RALEIGH — On April 24, Boy Scouts from Troop 500 of Wake Forest United Methodist Church took part in the North Carolina State Holocaust Commemoration.
Sponsored by the North Carolina Council on the Holocaust — a state agency in the N.C. Department of Public Instruction — the annual commemoration remembers the six million Jews and millions of other victims of the Holocaust — including the Roma, Jehovah Witnesses, the chronically disabled, male homosexuals, political prisoners and POWs.  
The day also pays tribute to the Righteous Among the Nation who risked their lives to save Jews, the soldiers who liberated the Nazi camps, and all victims of genocide and hate crimes. 

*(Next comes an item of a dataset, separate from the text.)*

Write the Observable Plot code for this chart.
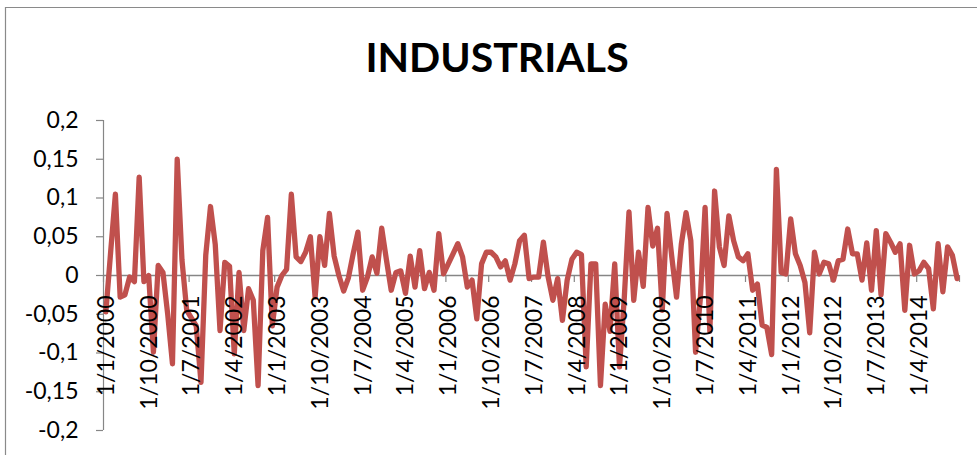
<!DOCTYPE html>
<html>
<head>
<meta charset="utf-8">
<script src="https://cdn.jsdelivr.net/npm/d3@7"></script>
<script src="https://cdn.jsdelivr.net/npm/@observablehq/plot@0.6"></script>
<style>
  html, body { margin: 0; padding: 0; background: #fff; }
  #chart { width: 977px; height: 455px; overflow: hidden; }
</style>
</head>
<body>
<div id="chart"></div>
<script>
// Monthly returns of the industrials sector, January 2000 onwards (one value per month)
const firstYear = 2000;
const industrials = [
  -0.047, 0.030, 0.105, -0.028, -0.025, -0.002, -0.008, 0.127, -0.008, 0.000, -0.099, 0.013,
  0.004, -0.050, -0.114, 0.150, 0.020, -0.045, -0.055, -0.065, -0.138, 0.026, 0.089, 0.040,
  -0.071, 0.017, 0.012, -0.101, 0.004, -0.071, -0.017, -0.032, -0.142, 0.032, 0.075, -0.065,
  -0.015, 0.000, 0.008, 0.105, 0.024, 0.018, 0.030, 0.050, -0.028, 0.050, 0.013, 0.080,
  0.025, 0.000, -0.020, -0.003, 0.028, 0.056, -0.019, -0.002, 0.024, 0.003, 0.061, 0.020,
  -0.019, 0.004, 0.006, -0.023, 0.025, -0.015, 0.032, -0.017, 0.004, -0.019, 0.054, 0.002,
  0.015, 0.028, 0.041, 0.024, -0.015, -0.006, -0.056, 0.015, 0.030, 0.030, 0.024, 0.011,
  0.019, -0.006, 0.015, 0.045, 0.052, -0.004, -0.002, -0.002, 0.043, -0.002, -0.032, -0.004,
  -0.058, -0.006, 0.021, 0.030, 0.027, -0.118, 0.015, 0.015, -0.142, -0.037, -0.072, 0.015,
  -0.118, -0.030, 0.082, -0.032, 0.030, -0.014, 0.088, 0.038, 0.061, -0.045, 0.080, 0.024,
  -0.028, 0.040, 0.081, 0.045, -0.099, -0.030, 0.088, -0.072, 0.109, 0.037, 0.013, 0.077,
  0.045, 0.024, 0.019, 0.028, -0.019, -0.011, -0.064, -0.067, -0.102, 0.137, 0.004, 0.002,
  0.073, 0.028, 0.013, -0.009, -0.074, 0.030, 0.002, 0.017, 0.015, -0.006, 0.019, 0.021,
  0.060, 0.028, 0.028, -0.006, 0.042, -0.019, 0.058, -0.025, 0.054, 0.043, 0.030, 0.041,
  -0.045, 0.039, 0.002, 0.006, 0.017, 0.009, -0.043, 0.041, -0.021, 0.037, 0.026, -0.004
];

// Date labels along the category axis (d/m/yyyy), every nine months
const xTickLabels = [
  "1/1/2000", "1/10/2000", "1/7/2001", "1/4/2002", "1/1/2003", "1/10/2003", "1/7/2004",
  "1/4/2005", "1/1/2006", "1/10/2006", "1/7/2007", "1/4/2008", "1/1/2009", "1/10/2009",
  "1/7/2010", "1/4/2011", "1/1/2012", "1/10/2012", "1/7/2013", "1/4/2014"
];

// Value axis ticks
const yTicks = [-0.2, -0.15, -0.1, -0.05, 0, 0.05, 0.1, 0.15, 0.2];

const title = "INDUSTRIALS";

// Month offset of a d/m/yyyy label from January of the first year
const monthOffset = (label) => {
  const [, m, y] = label.split("/").map(Number);
  return (y - firstYear) * 12 + (m - 1);
};

const series = industrials.map((v, i) => ({month: i, value: v}));
const nMonths = industrials.length;
const labelTicks = xTickLabels.map((label) => ({label, pos: monthOffset(label)}));
const tickPositions = [...labelTicks.map((d) => d.pos), nMonths];

const axisGray = "#868686";
const lineRed = "#C0504D";
const commaFormat = (v) => String(+v.toFixed(2)).replace(".", ",");

const W = 977, H = 455;
const marginLeft = 103, marginRight = 18, marginTop = 120, marginBottom = 25;
const pxPerMonth = (W - marginLeft - marginRight) / nMonths;
const pxPerUnit = (H - marginTop - marginBottom) / 0.4;

const chart = Plot.plot({
  width: W,
  height: H,
  marginLeft, marginRight, marginTop, marginBottom,
  x: {type: "linear", domain: [0, nMonths], axis: null},
  y: {domain: [-0.2, 0.2], axis: null},
  style: {fontFamily: "Lato, 'Open Sans', sans-serif", fontSize: "23px", background: "#fff", color: "#000"},
  marks: [
    // value axis line and outside tick marks
    Plot.ruleX([0], {y1: -0.2, y2: 0.2, stroke: axisGray, strokeWidth: 1.2}),
    Plot.ruleY(yTicks, {x1: -7 / pxPerMonth, x2: 0, stroke: axisGray, strokeWidth: 1.2}),
    // category axis crossing at zero, with tick marks below it
    Plot.ruleY([0], {x1: 0, x2: nMonths, stroke: axisGray, strokeWidth: 1.4}),
    Plot.ruleX(tickPositions, {x: (d) => d, y1: 0, y2: -7 / pxPerUnit, stroke: axisGray, strokeWidth: 1.2}),
    // the monthly series, points centred in each month
    Plot.line(series, {
      x: (d) => d.month + 0.5,
      y: "value",
      stroke: lineRed,
      strokeWidth: 5.3,
      strokeLinejoin: "round",
      strokeLinecap: "round"
    }),
    // value labels
    Plot.text(yTicks, {
      x: 0, y: (d) => d, text: commaFormat,
      textAnchor: "end", dx: -25, fill: "#000", fontSize: 23
    }),
    // rotated date labels hanging below the zero line
    Plot.text(labelTicks, {
      x: "pos", y: 0, text: "label",
      rotate: -90, textAnchor: "end", lineAnchor: "middle",
      dx: 3, dy: 20, fill: "#000", fontSize: 23
    })
  ]
});

const svg = d3.select(chart);
svg.style("overflow", "visible");
// chart-area border (left and top edges)
svg.insert("path", ":first-child")
  .attr("d", "M5.5,460V7.5H980")
  .attr("fill", "none")
  .attr("stroke", "#8a8a8a")
  .attr("stroke-width", 1.2);
// chart title
svg.append("text")
  .attr("x", 497)
  .attr("y", 72)
  .attr("text-anchor", "middle")
  .attr("font-family", "Lato, 'Open Sans', sans-serif")
  .attr("font-weight", "bold")
  .attr("font-size", 41)
  .attr("fill", "#000")
  .text(title);

document.getElementById("chart").appendChild(chart);
</script>
</body>
</html>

Memorial candles were lit in their honor, assisted by Scout Jake Phetteplace of Wake Forest. Lexie Nuell of Temple Beth Or in Raleigh led memorial prayers and provided musical inspiration. The featured speaker was Talli Dippold, a granddaughter of four Holocaust survivors who shared her grandmother’s survivor story. Talli is the Stan Greenspon director of Holocaust Education Fellowship Program and the associate director of the Stan Greenspon Holocaust and Social Justice Education Center at Queens University in Charlotte.
Wake Forest resident Shelly Bleiweiss, a child of two Holocaust survivors and chair of the commemoration committee, welcomed the more than 150 attendees for the first in-person program in three years. The program was held outdoors at the David R. Kahn pavilion on the campus of the Raleigh-Cary Jewish Community Center in Raleigh. 
Bleiweiss reminded the attendees that the goal of the Nazi regime and their collaborators was to eliminate every Jewish man, woman and child from the face of the earth, just for being Jewish. While they succeeded in murdering two out of every three Jews living in Europe at the time, each of the victims had a name and a story. It is the memories of their existence that must be remembered.  
Attendees also heard updated information about the Gizella Gross Abramson Holocaust Education Act, bipartisan NC Legislation mandating Holocaust education in public schools. 
In his concluding remarks, Bleiweiss reminded attendees that “the Holocaust did not start with gas chambers. It started with politicians dividing the people into “us” vs “them.” It started with intolerance and hate speech — and escalated when people stopped caring, became desensitzed, and turned a blind eye.”